Tuesday, September 05, 2006

Conflicted

Thoughts about the whole work/childcare/finances situation continue to swirl around in my head, exacerbated by D's revelation this morning that he might not be able to go to a four-day work week when he goes back to work fulltime in January after all. This was a crucial piece of our strategy to minimize the amount of daycare we used. So if he's working Mon-Fri, then Ess will only not go to daycare on the days I don't work. And that makes this decision-making process that much harder.

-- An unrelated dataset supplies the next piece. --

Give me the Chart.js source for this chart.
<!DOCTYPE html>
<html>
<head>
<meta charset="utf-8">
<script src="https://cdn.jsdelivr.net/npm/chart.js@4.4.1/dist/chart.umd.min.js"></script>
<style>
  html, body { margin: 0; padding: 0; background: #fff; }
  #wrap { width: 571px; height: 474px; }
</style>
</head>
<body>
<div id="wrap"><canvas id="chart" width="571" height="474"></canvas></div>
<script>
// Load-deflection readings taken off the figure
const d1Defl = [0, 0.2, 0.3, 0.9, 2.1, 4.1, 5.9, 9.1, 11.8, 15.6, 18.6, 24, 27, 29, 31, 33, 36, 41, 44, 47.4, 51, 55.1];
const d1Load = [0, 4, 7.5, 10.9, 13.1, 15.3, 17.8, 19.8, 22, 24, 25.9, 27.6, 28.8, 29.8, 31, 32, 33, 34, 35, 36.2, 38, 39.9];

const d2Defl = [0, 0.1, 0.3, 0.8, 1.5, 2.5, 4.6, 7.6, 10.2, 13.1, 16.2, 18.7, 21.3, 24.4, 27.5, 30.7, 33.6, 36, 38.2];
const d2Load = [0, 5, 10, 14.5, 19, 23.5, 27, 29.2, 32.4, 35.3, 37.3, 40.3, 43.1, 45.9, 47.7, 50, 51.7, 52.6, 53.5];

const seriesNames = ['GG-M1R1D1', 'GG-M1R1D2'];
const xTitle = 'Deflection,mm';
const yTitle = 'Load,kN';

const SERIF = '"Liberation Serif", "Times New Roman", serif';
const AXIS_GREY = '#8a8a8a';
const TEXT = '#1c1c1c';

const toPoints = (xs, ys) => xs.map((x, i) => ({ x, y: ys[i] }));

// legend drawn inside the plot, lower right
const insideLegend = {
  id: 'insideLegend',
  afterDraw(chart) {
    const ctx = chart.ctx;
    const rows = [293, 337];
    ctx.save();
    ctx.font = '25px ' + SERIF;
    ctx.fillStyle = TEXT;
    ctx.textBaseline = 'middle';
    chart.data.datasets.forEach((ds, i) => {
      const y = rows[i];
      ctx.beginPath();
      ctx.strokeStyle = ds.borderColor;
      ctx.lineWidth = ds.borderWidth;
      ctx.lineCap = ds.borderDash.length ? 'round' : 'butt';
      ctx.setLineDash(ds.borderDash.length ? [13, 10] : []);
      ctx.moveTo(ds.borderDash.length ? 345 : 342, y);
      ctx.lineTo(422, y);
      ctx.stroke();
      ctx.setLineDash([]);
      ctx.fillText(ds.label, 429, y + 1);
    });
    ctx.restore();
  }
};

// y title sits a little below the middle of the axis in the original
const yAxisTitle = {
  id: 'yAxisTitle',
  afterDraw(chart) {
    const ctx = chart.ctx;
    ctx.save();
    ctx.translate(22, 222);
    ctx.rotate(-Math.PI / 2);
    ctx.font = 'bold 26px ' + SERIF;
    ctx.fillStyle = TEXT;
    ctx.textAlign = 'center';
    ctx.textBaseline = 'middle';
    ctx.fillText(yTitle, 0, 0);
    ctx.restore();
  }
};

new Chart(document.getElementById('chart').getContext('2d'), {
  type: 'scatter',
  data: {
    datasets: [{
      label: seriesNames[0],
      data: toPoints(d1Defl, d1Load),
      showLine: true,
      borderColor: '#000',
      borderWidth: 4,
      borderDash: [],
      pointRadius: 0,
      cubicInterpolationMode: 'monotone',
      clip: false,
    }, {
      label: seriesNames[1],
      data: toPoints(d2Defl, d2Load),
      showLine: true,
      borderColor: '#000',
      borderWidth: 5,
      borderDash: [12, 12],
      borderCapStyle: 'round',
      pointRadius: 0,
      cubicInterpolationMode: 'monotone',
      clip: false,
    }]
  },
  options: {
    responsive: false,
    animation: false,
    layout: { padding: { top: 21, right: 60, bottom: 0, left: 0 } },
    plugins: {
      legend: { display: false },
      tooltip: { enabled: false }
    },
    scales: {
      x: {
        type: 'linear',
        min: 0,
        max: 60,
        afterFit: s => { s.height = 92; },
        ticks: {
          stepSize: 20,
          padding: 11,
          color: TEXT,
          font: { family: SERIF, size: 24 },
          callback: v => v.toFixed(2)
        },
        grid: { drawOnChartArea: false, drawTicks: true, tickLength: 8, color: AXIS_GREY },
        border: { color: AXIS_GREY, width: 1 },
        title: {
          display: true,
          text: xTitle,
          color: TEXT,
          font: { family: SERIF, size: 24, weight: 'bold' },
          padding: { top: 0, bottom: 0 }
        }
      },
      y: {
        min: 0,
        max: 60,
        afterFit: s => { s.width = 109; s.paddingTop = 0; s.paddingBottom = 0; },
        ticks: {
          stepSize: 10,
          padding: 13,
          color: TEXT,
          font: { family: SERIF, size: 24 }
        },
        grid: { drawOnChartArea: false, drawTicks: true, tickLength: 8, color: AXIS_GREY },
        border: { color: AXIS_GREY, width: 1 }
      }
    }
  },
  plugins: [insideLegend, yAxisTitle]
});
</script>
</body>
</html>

The thing is, based purely on financial considerations, I should be the one working full-time and D should go part-time. Temperamentally, this would be plausible, too; I have always gotten a lot more fulfillment and enjoyment from my work than D does (although time with Ess is getting more rewarding, and I can see how it's going to get exponentially more so as she grows). And he is wonderful with Ess, and adores the time he spends with her. Somehow, he manages to get the house clean on those days, too... which is more than I can say for myself. But his position does not lend itself to permanent part-time work, especially since a key member of the team he works on is going out on maternity leave just as he goes back full-time.

And in our ideal world Ess wouldn't go to daycare more than three days a week; that way she'd still have the majority of her time with us, but she'd also get the socialization of daycare.

The hard part is that unless we make major, major cutbacks (ie, eliminating cable -- including NESN and ESPN, which are largely responsible for my husband's continued sanity -- and at least one cellphone, which I'm loathe to do given that we're both ferrying Ess around in the car at different points in the week), we simply need to make more money than we do with D working fulltime and me working part-time.

These are my choices, as I see them:
  • Continue freelancing on Mondays and Tuesdays, meaning we stick with 3 days of daycare at most, but work bleeds into the rest of my time at home. I report my freelance stories when I can, and write them at night and on the weekend.
  • Add another day at the magazine, meaning we go up to 4 days of daycare... and at many of the places I've checked out the cost is the same for 4 days or 5. So maybe I work five days a week, and we make a lot more money (and finally have the equivalent of three months' expenses in the bank like all the financial gurus recommend), but we spend a lot less time with Ess. Or I just work four and we eat the extra daycare costs.
So in some ways I'm backpedaling on my insistence that adding another day to my schedule at the magazine is the right way to go. Of course, this was helped by the fact that Ess took a couple good naps today -- including one right now -- and so I was able to get a bunch of work done on my freelance story. But, as we all discussed the other day, that's not something I can count on.

Gah.

I don't know how we answer this question. D is discussing his schedule with his peers and his boss either today or next Tuesday, and I'm going to find out this week how much the magazine would pay me for that extra day. And we're going to have to have a long talk about what we think is best for Ess, and for us as a family, in order to make a decision.

As a sidenote, all of this stuff we're wrestling with is related to Jody and Moxie's posts about feminism, motherhood and work, but I am so mired in the details of our particular situation that I can't articulate the big-picture implications at all right now... other than to say that our society certainly does not make it easy to find a solution that works well for all involved.